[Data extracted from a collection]
# # #
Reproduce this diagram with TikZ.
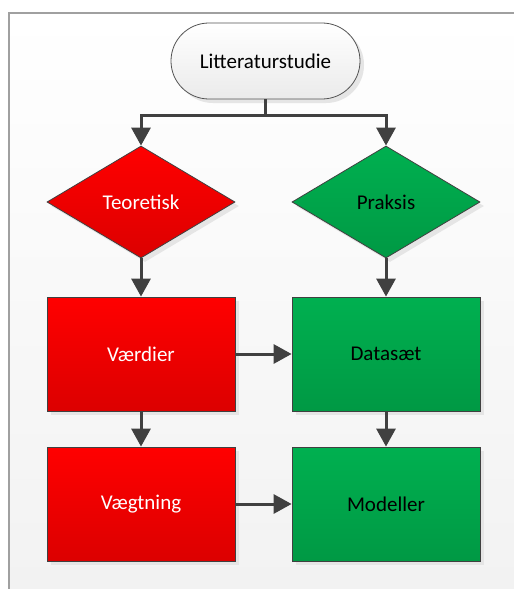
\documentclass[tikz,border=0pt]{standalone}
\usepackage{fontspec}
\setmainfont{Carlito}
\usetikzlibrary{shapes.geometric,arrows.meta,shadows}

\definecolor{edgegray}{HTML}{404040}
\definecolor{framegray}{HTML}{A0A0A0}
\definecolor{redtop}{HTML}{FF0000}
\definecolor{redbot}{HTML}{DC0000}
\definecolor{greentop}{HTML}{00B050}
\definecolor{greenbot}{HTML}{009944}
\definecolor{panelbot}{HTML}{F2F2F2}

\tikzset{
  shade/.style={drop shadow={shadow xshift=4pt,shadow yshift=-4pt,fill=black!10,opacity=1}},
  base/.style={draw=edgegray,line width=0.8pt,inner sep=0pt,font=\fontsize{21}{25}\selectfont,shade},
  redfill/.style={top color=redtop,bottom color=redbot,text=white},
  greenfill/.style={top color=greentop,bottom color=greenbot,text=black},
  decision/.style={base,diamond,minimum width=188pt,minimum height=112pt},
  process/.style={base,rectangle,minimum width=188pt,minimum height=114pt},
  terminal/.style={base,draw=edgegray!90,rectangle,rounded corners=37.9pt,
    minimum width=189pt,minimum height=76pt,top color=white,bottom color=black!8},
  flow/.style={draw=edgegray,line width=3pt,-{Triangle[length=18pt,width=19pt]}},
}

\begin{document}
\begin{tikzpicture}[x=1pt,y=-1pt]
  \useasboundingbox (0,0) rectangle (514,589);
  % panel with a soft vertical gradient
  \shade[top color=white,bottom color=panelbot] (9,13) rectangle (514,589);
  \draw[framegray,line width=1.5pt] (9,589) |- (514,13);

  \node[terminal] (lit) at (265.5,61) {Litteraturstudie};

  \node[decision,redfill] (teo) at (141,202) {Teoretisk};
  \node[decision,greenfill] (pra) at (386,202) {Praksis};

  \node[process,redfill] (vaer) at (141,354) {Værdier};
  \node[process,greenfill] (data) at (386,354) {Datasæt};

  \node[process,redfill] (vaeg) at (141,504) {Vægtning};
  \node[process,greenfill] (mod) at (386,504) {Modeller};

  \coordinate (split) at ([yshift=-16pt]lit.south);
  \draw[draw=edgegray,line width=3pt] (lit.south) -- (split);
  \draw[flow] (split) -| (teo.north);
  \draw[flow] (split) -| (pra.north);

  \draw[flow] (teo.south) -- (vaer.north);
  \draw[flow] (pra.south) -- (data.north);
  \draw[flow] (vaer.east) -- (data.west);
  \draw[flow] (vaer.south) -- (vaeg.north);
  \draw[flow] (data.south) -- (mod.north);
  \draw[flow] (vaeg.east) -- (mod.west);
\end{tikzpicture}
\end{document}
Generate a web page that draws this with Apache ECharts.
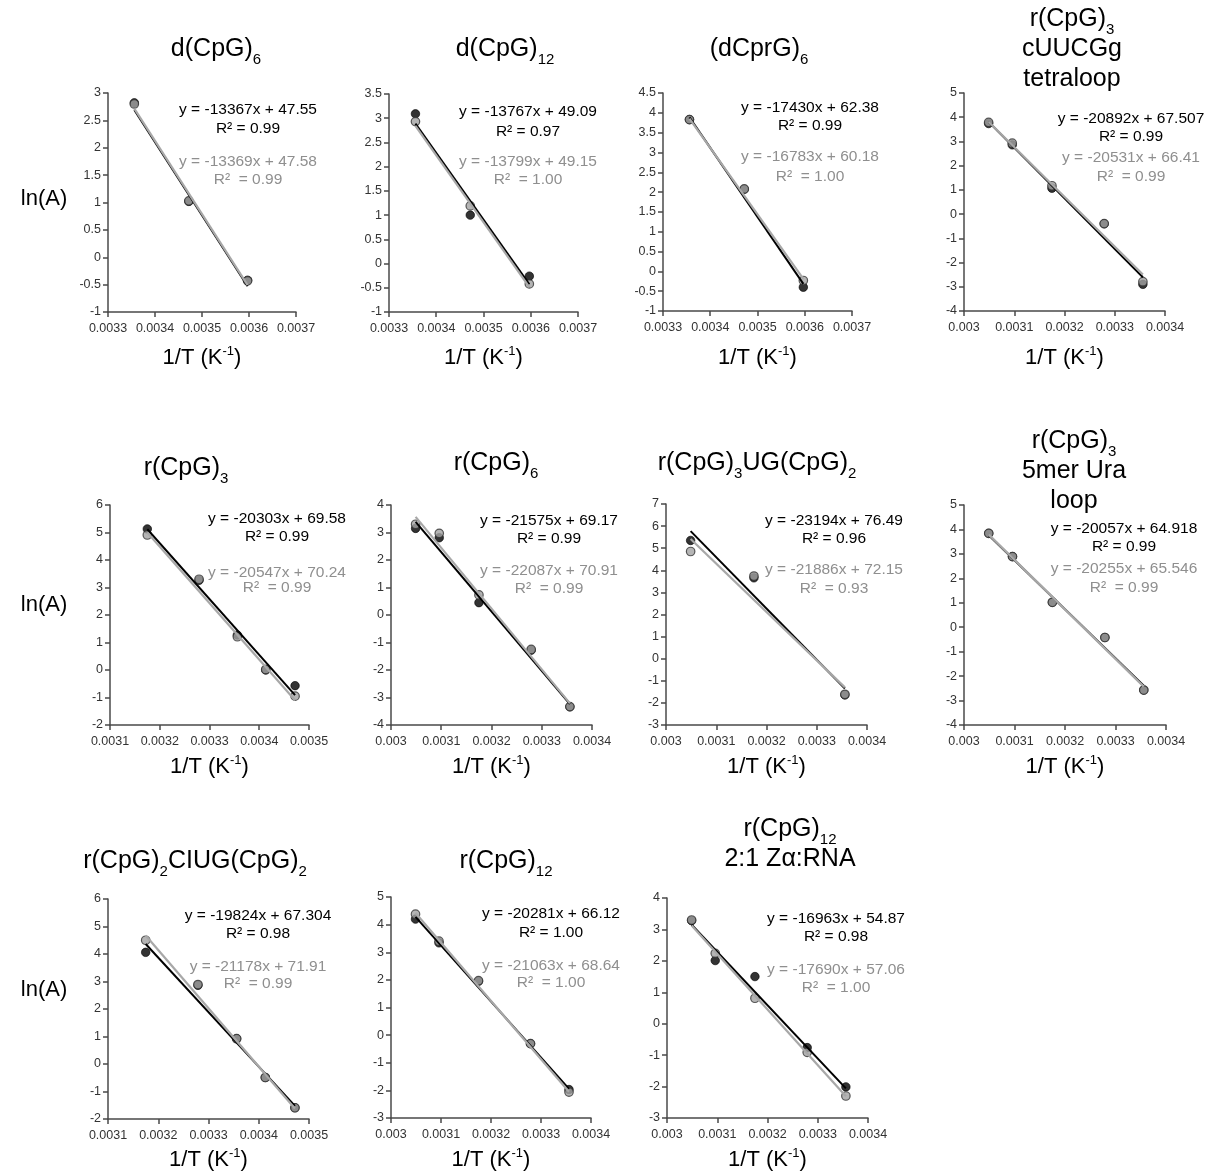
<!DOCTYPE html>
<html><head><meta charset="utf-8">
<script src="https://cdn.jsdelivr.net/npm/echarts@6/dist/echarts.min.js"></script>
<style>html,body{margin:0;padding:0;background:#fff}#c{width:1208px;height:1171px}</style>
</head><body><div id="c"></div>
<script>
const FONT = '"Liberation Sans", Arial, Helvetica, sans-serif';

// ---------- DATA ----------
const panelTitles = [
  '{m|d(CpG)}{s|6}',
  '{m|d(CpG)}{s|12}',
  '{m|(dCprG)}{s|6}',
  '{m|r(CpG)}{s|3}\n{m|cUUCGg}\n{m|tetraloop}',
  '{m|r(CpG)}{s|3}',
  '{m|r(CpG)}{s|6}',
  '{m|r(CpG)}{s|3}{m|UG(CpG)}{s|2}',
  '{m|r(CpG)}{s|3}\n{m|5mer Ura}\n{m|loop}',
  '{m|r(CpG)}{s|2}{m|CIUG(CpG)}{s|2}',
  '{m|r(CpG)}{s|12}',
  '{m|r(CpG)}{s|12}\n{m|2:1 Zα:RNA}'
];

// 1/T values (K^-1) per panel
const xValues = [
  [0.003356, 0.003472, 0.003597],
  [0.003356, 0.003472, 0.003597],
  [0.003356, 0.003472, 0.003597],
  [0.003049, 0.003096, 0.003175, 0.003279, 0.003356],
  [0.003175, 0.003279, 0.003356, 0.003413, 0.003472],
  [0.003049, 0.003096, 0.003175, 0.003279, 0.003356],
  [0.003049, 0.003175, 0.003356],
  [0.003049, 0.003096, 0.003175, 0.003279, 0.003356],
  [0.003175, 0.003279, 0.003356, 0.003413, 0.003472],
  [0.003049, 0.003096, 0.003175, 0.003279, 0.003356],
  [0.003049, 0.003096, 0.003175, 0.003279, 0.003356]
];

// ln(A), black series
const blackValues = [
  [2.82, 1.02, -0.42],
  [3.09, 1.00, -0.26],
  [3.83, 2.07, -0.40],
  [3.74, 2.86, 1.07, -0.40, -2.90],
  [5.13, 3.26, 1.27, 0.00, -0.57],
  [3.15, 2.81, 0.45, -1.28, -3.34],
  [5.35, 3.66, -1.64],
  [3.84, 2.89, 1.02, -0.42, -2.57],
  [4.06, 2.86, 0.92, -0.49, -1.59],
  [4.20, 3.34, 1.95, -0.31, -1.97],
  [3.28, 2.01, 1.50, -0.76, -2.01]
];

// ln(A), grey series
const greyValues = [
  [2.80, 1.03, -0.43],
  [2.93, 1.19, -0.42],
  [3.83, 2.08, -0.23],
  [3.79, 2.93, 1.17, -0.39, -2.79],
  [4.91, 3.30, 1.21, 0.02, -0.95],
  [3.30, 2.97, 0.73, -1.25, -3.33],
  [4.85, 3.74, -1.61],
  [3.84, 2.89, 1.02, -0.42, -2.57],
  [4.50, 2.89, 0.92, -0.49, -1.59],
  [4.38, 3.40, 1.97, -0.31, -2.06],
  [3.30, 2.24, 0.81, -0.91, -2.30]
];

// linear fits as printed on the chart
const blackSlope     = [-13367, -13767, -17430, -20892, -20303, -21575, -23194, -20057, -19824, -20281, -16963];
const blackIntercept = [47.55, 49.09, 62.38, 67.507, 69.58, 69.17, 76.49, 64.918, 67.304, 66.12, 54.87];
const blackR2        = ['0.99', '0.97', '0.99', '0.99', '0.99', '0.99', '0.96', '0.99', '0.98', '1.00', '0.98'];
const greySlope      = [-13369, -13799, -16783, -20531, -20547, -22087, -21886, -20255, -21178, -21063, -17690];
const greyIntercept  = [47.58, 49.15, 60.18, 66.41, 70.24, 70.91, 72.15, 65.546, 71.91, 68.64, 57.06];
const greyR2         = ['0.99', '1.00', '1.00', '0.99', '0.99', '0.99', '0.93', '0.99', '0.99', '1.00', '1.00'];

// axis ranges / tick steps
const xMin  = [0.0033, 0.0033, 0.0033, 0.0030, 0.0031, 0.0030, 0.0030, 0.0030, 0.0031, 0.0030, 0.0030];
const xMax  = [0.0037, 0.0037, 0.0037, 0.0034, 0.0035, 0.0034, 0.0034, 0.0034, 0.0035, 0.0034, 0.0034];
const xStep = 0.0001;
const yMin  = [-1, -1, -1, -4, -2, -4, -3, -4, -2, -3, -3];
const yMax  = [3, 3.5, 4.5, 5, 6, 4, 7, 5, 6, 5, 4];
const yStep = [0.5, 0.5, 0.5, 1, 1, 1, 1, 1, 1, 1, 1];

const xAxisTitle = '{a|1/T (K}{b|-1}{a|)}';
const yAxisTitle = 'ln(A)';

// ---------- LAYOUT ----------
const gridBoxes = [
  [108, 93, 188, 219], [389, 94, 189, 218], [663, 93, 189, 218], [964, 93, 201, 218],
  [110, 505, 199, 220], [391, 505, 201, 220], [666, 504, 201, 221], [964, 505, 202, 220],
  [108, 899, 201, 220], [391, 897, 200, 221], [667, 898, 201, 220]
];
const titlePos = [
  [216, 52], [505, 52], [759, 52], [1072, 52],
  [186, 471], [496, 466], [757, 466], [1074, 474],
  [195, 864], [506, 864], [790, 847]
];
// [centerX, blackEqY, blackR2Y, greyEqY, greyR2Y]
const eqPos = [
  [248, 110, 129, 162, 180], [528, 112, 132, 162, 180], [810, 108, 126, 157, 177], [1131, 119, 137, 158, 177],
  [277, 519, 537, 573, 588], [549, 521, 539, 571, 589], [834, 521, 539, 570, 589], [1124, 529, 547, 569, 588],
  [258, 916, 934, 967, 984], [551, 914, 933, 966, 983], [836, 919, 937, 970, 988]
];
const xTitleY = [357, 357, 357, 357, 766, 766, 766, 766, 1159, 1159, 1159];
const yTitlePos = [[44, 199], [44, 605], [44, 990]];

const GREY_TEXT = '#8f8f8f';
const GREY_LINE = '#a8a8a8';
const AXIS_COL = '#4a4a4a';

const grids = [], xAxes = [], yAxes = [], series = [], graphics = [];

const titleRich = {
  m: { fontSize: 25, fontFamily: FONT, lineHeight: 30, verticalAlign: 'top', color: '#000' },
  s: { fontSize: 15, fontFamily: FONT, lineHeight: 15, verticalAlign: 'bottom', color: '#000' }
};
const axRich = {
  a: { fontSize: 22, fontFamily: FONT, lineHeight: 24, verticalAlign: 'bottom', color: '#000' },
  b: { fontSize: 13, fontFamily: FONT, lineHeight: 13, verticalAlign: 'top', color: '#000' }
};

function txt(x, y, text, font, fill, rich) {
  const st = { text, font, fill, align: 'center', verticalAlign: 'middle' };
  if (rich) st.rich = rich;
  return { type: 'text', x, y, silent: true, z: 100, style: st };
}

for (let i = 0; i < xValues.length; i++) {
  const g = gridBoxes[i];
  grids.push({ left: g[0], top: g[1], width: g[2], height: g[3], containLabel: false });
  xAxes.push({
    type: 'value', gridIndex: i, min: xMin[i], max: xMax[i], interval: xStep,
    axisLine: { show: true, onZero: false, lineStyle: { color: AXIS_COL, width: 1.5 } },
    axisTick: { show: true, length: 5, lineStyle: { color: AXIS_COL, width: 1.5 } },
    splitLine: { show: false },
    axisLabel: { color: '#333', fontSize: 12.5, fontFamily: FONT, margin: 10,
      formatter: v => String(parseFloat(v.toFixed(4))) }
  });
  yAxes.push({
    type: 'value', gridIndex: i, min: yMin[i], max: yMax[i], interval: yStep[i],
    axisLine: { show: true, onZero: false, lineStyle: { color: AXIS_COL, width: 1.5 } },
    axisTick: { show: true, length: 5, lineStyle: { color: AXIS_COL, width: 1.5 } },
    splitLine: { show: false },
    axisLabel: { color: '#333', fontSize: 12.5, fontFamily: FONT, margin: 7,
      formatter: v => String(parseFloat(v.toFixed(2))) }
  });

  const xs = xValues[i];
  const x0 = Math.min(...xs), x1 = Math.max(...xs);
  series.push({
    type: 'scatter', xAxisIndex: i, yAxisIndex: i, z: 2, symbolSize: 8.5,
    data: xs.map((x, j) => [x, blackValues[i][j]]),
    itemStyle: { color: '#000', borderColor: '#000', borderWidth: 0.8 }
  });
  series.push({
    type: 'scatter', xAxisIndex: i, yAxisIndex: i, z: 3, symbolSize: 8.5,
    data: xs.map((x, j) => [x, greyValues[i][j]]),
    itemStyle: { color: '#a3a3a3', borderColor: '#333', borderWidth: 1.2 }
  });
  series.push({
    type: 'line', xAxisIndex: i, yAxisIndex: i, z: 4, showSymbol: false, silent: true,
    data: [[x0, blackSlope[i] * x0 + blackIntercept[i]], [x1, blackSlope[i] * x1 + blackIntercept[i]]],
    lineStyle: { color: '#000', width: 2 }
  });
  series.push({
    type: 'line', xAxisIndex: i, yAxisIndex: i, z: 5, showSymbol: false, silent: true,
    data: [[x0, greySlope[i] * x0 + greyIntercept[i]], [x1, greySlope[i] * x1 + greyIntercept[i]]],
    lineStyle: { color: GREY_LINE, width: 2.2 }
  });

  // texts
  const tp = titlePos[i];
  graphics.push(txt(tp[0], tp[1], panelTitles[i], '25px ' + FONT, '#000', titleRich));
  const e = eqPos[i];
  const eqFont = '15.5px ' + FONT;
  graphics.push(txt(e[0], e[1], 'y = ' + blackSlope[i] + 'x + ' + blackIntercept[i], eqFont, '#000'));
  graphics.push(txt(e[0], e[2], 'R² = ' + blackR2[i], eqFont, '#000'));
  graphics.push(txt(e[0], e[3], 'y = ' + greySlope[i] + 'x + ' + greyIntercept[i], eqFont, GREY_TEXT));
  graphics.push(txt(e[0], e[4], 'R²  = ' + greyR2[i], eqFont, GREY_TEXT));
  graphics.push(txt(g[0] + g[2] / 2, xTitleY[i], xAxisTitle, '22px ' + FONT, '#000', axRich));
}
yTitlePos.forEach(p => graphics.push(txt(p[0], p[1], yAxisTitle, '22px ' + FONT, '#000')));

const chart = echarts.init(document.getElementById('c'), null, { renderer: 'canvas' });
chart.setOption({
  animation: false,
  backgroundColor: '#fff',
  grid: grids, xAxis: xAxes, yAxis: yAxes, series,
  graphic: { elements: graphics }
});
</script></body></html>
# # #
**Your task**
Pictures excluded, give again exactly and only the lines of the material above from the line with "Generate a web" through the line with "Arial, Helvetica, sans-serif';".

**Output below**
Generate a web page that draws this with Apache ECharts.
<!DOCTYPE html>
<html><head><meta charset="utf-8">
<script src="https://cdn.jsdelivr.net/npm/echarts@6/dist/echarts.min.js"></script>
<style>html,body{margin:0;padding:0;background:#fff}#c{width:1208px;height:1171px}</style>
</head><body><div id="c"></div>
<script>
const FONT = '"Liberation Sans", Arial, Helvetica, sans-serif';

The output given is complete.